> **The task**
Without the pictures, output the lines of the material from the very first through the one that holds "import plotly.graph_objects as go".

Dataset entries
################

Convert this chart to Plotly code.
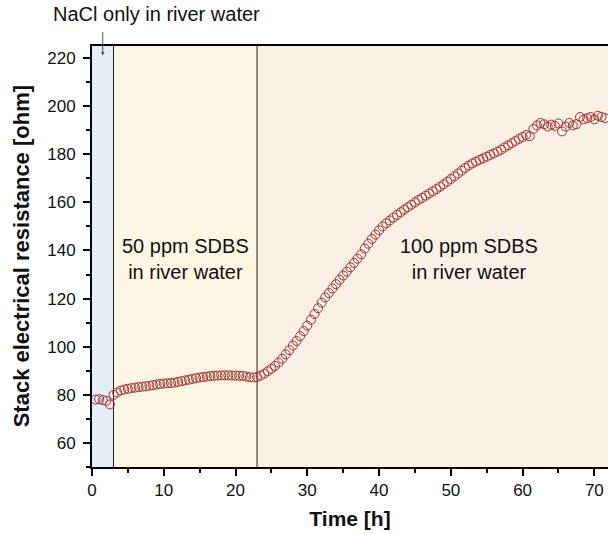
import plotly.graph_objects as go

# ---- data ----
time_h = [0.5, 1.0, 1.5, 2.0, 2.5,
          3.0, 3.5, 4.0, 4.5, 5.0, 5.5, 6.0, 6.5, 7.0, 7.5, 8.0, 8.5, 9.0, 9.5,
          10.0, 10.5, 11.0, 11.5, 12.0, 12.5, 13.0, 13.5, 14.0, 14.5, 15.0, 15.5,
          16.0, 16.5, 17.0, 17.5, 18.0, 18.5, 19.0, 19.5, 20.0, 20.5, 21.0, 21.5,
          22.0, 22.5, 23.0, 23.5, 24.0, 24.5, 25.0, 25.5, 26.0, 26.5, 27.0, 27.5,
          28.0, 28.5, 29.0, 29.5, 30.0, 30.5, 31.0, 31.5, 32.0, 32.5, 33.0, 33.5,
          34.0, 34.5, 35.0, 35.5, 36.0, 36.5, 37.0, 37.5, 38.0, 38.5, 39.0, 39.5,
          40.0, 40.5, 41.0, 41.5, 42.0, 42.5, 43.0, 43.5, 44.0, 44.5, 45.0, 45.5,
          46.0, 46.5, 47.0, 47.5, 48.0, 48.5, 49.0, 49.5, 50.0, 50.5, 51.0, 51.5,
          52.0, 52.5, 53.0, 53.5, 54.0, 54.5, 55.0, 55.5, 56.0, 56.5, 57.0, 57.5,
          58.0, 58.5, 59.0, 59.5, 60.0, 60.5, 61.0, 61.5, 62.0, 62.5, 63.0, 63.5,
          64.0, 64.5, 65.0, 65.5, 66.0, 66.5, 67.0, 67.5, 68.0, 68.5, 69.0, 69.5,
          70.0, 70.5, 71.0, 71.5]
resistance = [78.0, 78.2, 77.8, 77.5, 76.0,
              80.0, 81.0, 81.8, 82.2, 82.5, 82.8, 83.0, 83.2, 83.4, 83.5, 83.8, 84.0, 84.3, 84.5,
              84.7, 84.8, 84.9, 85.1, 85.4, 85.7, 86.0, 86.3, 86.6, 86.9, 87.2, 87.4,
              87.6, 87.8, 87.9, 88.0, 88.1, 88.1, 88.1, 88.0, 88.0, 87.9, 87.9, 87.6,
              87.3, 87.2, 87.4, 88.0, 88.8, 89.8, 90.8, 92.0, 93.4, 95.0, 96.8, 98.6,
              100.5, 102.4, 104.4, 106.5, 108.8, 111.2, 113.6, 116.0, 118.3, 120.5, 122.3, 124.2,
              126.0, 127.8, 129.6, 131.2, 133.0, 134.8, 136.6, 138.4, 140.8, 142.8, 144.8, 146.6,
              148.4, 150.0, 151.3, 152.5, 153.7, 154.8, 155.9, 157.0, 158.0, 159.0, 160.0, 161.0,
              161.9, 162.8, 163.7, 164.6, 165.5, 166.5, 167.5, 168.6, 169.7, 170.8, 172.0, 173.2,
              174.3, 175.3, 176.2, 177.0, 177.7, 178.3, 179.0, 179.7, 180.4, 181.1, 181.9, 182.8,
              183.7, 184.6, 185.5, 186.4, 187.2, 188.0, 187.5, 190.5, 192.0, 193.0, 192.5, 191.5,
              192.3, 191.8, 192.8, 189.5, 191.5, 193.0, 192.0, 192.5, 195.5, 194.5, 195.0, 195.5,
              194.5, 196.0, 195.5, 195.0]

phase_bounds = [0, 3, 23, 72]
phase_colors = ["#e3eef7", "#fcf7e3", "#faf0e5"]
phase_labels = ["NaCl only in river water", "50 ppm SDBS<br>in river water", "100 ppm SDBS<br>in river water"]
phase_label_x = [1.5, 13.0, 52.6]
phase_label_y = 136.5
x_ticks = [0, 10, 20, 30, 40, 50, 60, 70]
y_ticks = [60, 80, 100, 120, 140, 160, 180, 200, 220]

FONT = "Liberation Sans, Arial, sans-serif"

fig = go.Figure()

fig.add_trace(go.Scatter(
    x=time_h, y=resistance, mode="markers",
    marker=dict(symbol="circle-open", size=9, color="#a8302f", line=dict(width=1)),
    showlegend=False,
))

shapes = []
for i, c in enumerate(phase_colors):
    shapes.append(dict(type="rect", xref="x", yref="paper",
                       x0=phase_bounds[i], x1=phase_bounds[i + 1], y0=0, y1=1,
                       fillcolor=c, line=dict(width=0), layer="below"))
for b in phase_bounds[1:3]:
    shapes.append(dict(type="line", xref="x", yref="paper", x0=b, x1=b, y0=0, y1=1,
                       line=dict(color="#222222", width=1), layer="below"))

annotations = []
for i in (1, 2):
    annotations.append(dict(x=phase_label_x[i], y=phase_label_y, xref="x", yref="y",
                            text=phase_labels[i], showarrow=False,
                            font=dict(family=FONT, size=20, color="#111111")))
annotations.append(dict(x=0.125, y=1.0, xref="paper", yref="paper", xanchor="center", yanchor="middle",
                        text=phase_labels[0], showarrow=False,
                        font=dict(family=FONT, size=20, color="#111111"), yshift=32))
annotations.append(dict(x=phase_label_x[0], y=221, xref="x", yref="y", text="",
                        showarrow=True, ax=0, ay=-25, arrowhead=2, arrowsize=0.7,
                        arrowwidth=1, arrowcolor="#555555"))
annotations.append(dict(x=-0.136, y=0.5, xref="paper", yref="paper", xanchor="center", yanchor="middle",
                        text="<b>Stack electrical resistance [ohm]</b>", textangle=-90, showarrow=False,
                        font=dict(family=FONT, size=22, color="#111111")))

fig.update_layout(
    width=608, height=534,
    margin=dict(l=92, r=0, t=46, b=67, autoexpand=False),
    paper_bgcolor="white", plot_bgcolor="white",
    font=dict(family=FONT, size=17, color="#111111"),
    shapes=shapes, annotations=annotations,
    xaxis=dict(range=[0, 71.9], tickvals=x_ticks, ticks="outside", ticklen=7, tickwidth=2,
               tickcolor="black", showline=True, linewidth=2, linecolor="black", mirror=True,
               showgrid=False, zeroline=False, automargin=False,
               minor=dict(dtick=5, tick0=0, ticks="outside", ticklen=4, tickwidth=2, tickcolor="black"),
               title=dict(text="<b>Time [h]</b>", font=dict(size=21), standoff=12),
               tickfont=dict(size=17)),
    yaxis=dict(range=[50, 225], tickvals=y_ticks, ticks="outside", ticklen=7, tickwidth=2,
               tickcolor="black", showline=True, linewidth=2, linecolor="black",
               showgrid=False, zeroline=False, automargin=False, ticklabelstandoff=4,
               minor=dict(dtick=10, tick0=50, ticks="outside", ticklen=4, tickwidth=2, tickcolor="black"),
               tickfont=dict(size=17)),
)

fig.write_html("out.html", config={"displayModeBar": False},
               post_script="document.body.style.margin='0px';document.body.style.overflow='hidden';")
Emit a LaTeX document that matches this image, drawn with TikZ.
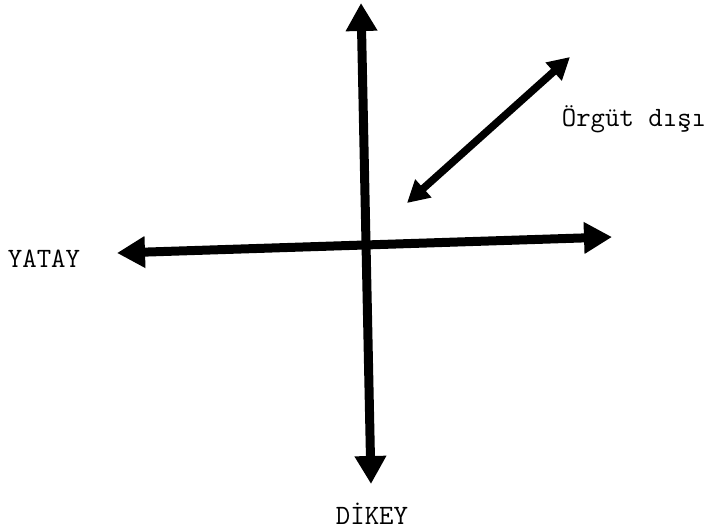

################

> **Solution to the exercise**
Convert this chart to Plotly code.
import plotly.graph_objects as go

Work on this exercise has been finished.